Provided material
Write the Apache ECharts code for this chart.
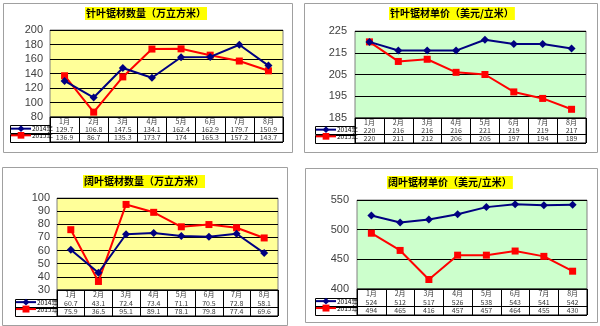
<!DOCTYPE html>
<html>
<head>
<meta charset="utf-8">
<script src="https://cdn.jsdelivr.net/npm/echarts@6/dist/echarts.min.js"></script>
<style>html,body{margin:0;padding:0;background:#fff;}#c{width:600px;height:326px;}</style>
</head>
<body>
<div id="c"></div>
<script>
// ---- data ----
const months = ['1月','2月','3月','4月','5月','6月','7月','8月'];
const years = ['2014年','2015年'];
const titles = ['针叶锯材数量（万立方米）','针叶锯材单价（美元/立米）','阔叶锯材数量（万立方米）','阔叶锯材单价（美元/立米）'];
const softQty2014 = [129.7,106.8,147.5,134.1,162.4,162.9,179.7,150.9];
const softQty2015 = [136.9,86.7,135.3,173.7,174,165.3,157.2,143.7];
const softPrice2014 = [220,216,216,216,221,219,219,217];
const softPrice2015 = [220,211,212,206,205,197,194,189];
const hardQty2014 = [60.7,43.1,72.4,73.4,71.1,70.5,72.8,58.1];
const hardQty2015 = [75.9,36.5,95.1,89.1,78.1,79.8,77.4,69.6];
const hardPrice2014 = [524,512,517,526,538,543,541,542];
const hardPrice2015 = [494,465,416,457,457,464,455,430];
const ticksSoftQty = [80,100,120,140,160,180,200];
const ticksSoftPrice = [185,195,205,215,225];
const ticksHardQty = [30,40,50,60,70,80,90,100];
const ticksHardPrice = [400,450,500,550];

// ---- layout / style ----
const YEL = '#FFFF99', GRN = '#CCFFCC';
const panels = [
  {s14:softQty2014, s15:softQty2015, ticks:ticksSoftQty, fmt:v=>v.toFixed(1).replace(/\.0$/,''), frame:[3,3,292,152], plot:{left:50,top:30,width:233,height:87}, table:{top:117,height:25}, legendLeft:10, title:{left:85,top:7}, bg:YEL, labelMargin:7},
  {s14:softPrice2014, s15:softPrice2015, ticks:ticksSoftPrice, fmt:v=>String(v), frame:[304,3,597,152], plot:{left:355,top:31,width:231,height:87}, table:{top:118,height:25}, legendLeft:315, title:{left:389,top:7}, bg:GRN, labelMargin:8},
  {s14:hardQty2014, s15:hardQty2015, ticks:ticksHardQty, fmt:v=>v.toFixed(1), frame:[2,167,287,325], plot:{left:57,top:198,width:221,height:92}, table:{top:290,height:26}, legendLeft:15, title:{left:83,top:175}, bg:YEL, labelMargin:7},
  {s14:hardPrice2014, s15:hardPrice2015, ticks:ticksHardPrice, fmt:v=>String(v), frame:[305,168,597,322], plot:{left:357,top:200,width:230,height:89}, table:{top:289,height:26}, legendLeft:315, title:{left:387,top:176}, bg:GRN, labelMargin:8}
];
// keep original formatting for soft qty values like 174
panels[0].fmt = v => String(v);
panels[2].fmt = v => String(v);

const CJK = '"Noto Sans CJK SC", sans-serif';
const grid = [], xAxis = [], yAxis = [], series = [], legend = [], title = [], graphic = [];

panels.forEach((p, i) => {
  const gp = i*2, gt = i*2+1;
  const tk = p.ticks;
  grid.push({left:p.plot.left, top:p.plot.top, width:p.plot.width, height:p.plot.height, show:true, backgroundColor:p.bg, borderColor:'#808080', borderWidth:1});
  grid.push({left:p.plot.left, top:p.table.top, width:p.plot.width, height:p.table.height, show:true, backgroundColor:'#fff', borderColor:'#000', borderWidth:1});
  xAxis.push({type:'category', gridIndex:gp, data:months, boundaryGap:true, axisLabel:{show:false}, axisTick:{show:false}, axisLine:{show:false}, splitLine:{show:false}});
  xAxis.push({type:'category', gridIndex:gt, data:months, boundaryGap:true, axisLabel:{show:false}, axisTick:{show:false}, axisLine:{show:false}, splitLine:{show:true, lineStyle:{color:'#000', width:1}}});
  yAxis.push({type:'value', gridIndex:gp, min:tk[0], max:tk[tk.length-1], interval:tk[1]-tk[0],
    axisLine:{show:false}, axisTick:{show:false},
    axisLabel:{color:'#404040', fontSize:11, fontFamily:'"Liberation Sans", Arial, sans-serif', margin:p.labelMargin},
    splitLine:{show:true, lineStyle:{color:'#000', width:1}}});
  yAxis.push({type:'category', gridIndex:gt, data:['m','a','b'], inverse:true, boundaryGap:true, axisLabel:{show:false}, axisTick:{show:false}, axisLine:{show:false}, splitLine:{show:true, lineStyle:{color:'#000', width:1}}});

  series.push({name:years[0], type:'line', xAxisIndex:gp, yAxisIndex:gp, data:p.s14, symbol:'diamond', symbolSize:8,
    lineStyle:{color:'#000080', width:2}, itemStyle:{color:'#000080'}, z:3});
  series.push({name:years[1], type:'line', xAxisIndex:gp, yAxisIndex:gp, data:p.s15, symbol:'rect', symbolSize:7,
    lineStyle:{color:'#FF0000', width:2}, itemStyle:{color:'#FF0000'}, z:2});

  const cells = [];
  months.forEach((m, k) => {
    cells.push({value:[k,0], name:m});
    cells.push({value:[k,1], name:p.fmt(p.s14[k])});
    cells.push({value:[k,2], name:p.fmt(p.s15[k])});
  });
  series.push({name:'tbl'+i, type:'scatter', xAxisIndex:gt, yAxisIndex:gt, data:cells, symbolSize:0, silent:true,
    label:{show:true, position:'inside', formatter:'{b}', fontSize:7, color:'#000', fontFamily:CJK}});

  const rowH = p.table.height/3;
  legend.push({data:years, orient:'vertical', left:p.legendLeft, top:p.table.top+rowH, itemGap:0, itemWidth:20, itemHeight:rowH,
    padding:0, selectedMode:false, textStyle:{fontSize:6.5, color:'#000', fontFamily:CJK, padding:[0,0,0,-4]}});

  title.push({text:titles[i], left:p.title.left, top:p.title.top, backgroundColor:'#FFFF00', padding:[1,1,1,1],
    textStyle:{fontSize:10, fontWeight:'bold', color:'#000', fontFamily:CJK, lineHeight:11}});

  const f = p.frame;
  graphic.push({type:'rect', shape:{x:f[0]+0.5, y:f[1]+0.5, width:f[2]-f[0], height:f[3]-f[1]}, style:{fill:'none', stroke:'#A0A0A0', lineWidth:1}, silent:true, z:-10});
  for (let r = 1; r <= 2; r++) {
    graphic.push({type:'rect', shape:{x:p.legendLeft+0.5, y:Math.round(p.table.top + r*rowH)+0.5, width:p.plot.left-p.legendLeft, height:Math.round(rowH)},
      style:{fill:'none', stroke:'#000', lineWidth:1}, silent:true, z:-5});
  }
});

const chart = echarts.init(document.getElementById('c'), null, {renderer:'canvas'});
chart.setOption({animation:false, backgroundColor:'#fff', title, legend, grid, xAxis, yAxis, series, graphic});
</script>
</body>
</html>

Goal
Restate the whole of the material word for word without the pictures.

Exercise output
Write the Apache ECharts code for this chart.
<!DOCTYPE html>
<html>
<head>
<meta charset="utf-8">
<script src="https://cdn.jsdelivr.net/npm/echarts@6/dist/echarts.min.js"></script>
<style>html,body{margin:0;padding:0;background:#fff;}#c{width:600px;height:326px;}</style>
</head>
<body>
<div id="c"></div>
<script>
// ---- data ----
const months = ['1月','2月','3月','4月','5月','6月','7月','8月'];
const years = ['2014年','2015年'];
const titles = ['针叶锯材数量（万立方米）','针叶锯材单价（美元/立米）','阔叶锯材数量（万立方米）','阔叶锯材单价（美元/立米）'];
const softQty2014 = [129.7,106.8,147.5,134.1,162.4,162.9,179.7,150.9];
const softQty2015 = [136.9,86.7,135.3,173.7,174,165.3,157.2,143.7];
const softPrice2014 = [220,216,216,216,221,219,219,217];
const softPrice2015 = [220,211,212,206,205,197,194,189];
const hardQty2014 = [60.7,43.1,72.4,73.4,71.1,70.5,72.8,58.1];
const hardQty2015 = [75.9,36.5,95.1,89.1,78.1,79.8,77.4,69.6];
const hardPrice2014 = [524,512,517,526,538,543,541,542];
const hardPrice2015 = [494,465,416,457,457,464,455,430];
const ticksSoftQty = [80,100,120,140,160,180,200];
const ticksSoftPrice = [185,195,205,215,225];
const ticksHardQty = [30,40,50,60,70,80,90,100];
const ticksHardPrice = [400,450,500,550];

// ---- layout / style ----
const YEL = '#FFFF99', GRN = '#CCFFCC';
const panels = [
  {s14:softQty2014, s15:softQty2015, ticks:ticksSoftQty, fmt:v=>v.toFixed(1).replace(/\.0$/,''), frame:[3,3,292,152], plot:{left:50,top:30,width:233,height:87}, table:{top:117,height:25}, legendLeft:10, title:{left:85,top:7}, bg:YEL, labelMargin:7},
  {s14:softPrice2014, s15:softPrice2015, ticks:ticksSoftPrice, fmt:v=>String(v), frame:[304,3,597,152], plot:{left:355,top:31,width:231,height:87}, table:{top:118,height:25}, legendLeft:315, title:{left:389,top:7}, bg:GRN, labelMargin:8},
  {s14:hardQty2014, s15:hardQty2015, ticks:ticksHardQty, fmt:v=>v.toFixed(1), frame:[2,167,287,325], plot:{left:57,top:198,width:221,height:92}, table:{top:290,height:26}, legendLeft:15, title:{left:83,top:175}, bg:YEL, labelMargin:7},
  {s14:hardPrice2014, s15:hardPrice2015, ticks:ticksHardPrice, fmt:v=>String(v), frame:[305,168,597,322], plot:{left:357,top:200,width:230,height:89}, table:{top:289,height:26}, legendLeft:315, title:{left:387,top:176}, bg:GRN, labelMargin:8}
];
// keep original formatting for soft qty values like 174
panels[0].fmt = v => String(v);
panels[2].fmt = v => String(v);

const CJK = '"Noto Sans CJK SC", sans-serif';
const grid = [], xAxis = [], yAxis = [], series = [], legend = [], title = [], graphic = [];

panels.forEach((p, i) => {
  const gp = i*2, gt = i*2+1;
  const tk = p.ticks;
  grid.push({left:p.plot.left, top:p.plot.top, width:p.plot.width, height:p.plot.height, show:true, backgroundColor:p.bg, borderColor:'#808080', borderWidth:1});
  grid.push({left:p.plot.left, top:p.table.top, width:p.plot.width, height:p.table.height, show:true, backgroundColor:'#fff', borderColor:'#000', borderWidth:1});
  xAxis.push({type:'category', gridIndex:gp, data:months, boundaryGap:true, axisLabel:{show:false}, axisTick:{show:false}, axisLine:{show:false}, splitLine:{show:false}});
  xAxis.push({type:'category', gridIndex:gt, data:months, boundaryGap:true, axisLabel:{show:false}, axisTick:{show:false}, axisLine:{show:false}, splitLine:{show:true, lineStyle:{color:'#000', width:1}}});
  yAxis.push({type:'value', gridIndex:gp, min:tk[0], max:tk[tk.length-1], interval:tk[1]-tk[0],
    axisLine:{show:false}, axisTick:{show:false},
    axisLabel:{color:'#404040', fontSize:11, fontFamily:'"Liberation Sans", Arial, sans-serif', margin:p.labelMargin},
    splitLine:{show:true, lineStyle:{color:'#000', width:1}}});
  yAxis.push({type:'category', gridIndex:gt, data:['m','a','b'], inverse:true, boundaryGap:true, axisLabel:{show:false}, axisTick:{show:false}, axisLine:{show:false}, splitLine:{show:true, lineStyle:{color:'#000', width:1}}});

  series.push({name:years[0], type:'line', xAxisIndex:gp, yAxisIndex:gp, data:p.s14, symbol:'diamond', symbolSize:8,
    lineStyle:{color:'#000080', width:2}, itemStyle:{color:'#000080'}, z:3});
  series.push({name:years[1], type:'line', xAxisIndex:gp, yAxisIndex:gp, data:p.s15, symbol:'rect', symbolSize:7,
    lineStyle:{color:'#FF0000', width:2}, itemStyle:{color:'#FF0000'}, z:2});

  const cells = [];
  months.forEach((m, k) => {
    cells.push({value:[k,0], name:m});
    cells.push({value:[k,1], name:p.fmt(p.s14[k])});
    cells.push({value:[k,2], name:p.fmt(p.s15[k])});
  });
  series.push({name:'tbl'+i, type:'scatter', xAxisIndex:gt, yAxisIndex:gt, data:cells, symbolSize:0, silent:true,
    label:{show:true, position:'inside', formatter:'{b}', fontSize:7, color:'#000', fontFamily:CJK}});

  const rowH = p.table.height/3;
  legend.push({data:years, orient:'vertical', left:p.legendLeft, top:p.table.top+rowH, itemGap:0, itemWidth:20, itemHeight:rowH,
    padding:0, selectedMode:false, textStyle:{fontSize:6.5, color:'#000', fontFamily:CJK, padding:[0,0,0,-4]}});

  title.push({text:titles[i], left:p.title.left, top:p.title.top, backgroundColor:'#FFFF00', padding:[1,1,1,1],
    textStyle:{fontSize:10, fontWeight:'bold', color:'#000', fontFamily:CJK, lineHeight:11}});

  const f = p.frame;
  graphic.push({type:'rect', shape:{x:f[0]+0.5, y:f[1]+0.5, width:f[2]-f[0], height:f[3]-f[1]}, style:{fill:'none', stroke:'#A0A0A0', lineWidth:1}, silent:true, z:-10});
  for (let r = 1; r <= 2; r++) {
    graphic.push({type:'rect', shape:{x:p.legendLeft+0.5, y:Math.round(p.table.top + r*rowH)+0.5, width:p.plot.left-p.legendLeft, height:Math.round(rowH)},
      style:{fill:'none', stroke:'#000', lineWidth:1}, silent:true, z:-5});
  }
});

const chart = echarts.init(document.getElementById('c'), null, {renderer:'canvas'});
chart.setOption({animation:false, backgroundColor:'#fff', title, legend, grid, xAxis, yAxis, series, graphic});
</script>
</body>
</html>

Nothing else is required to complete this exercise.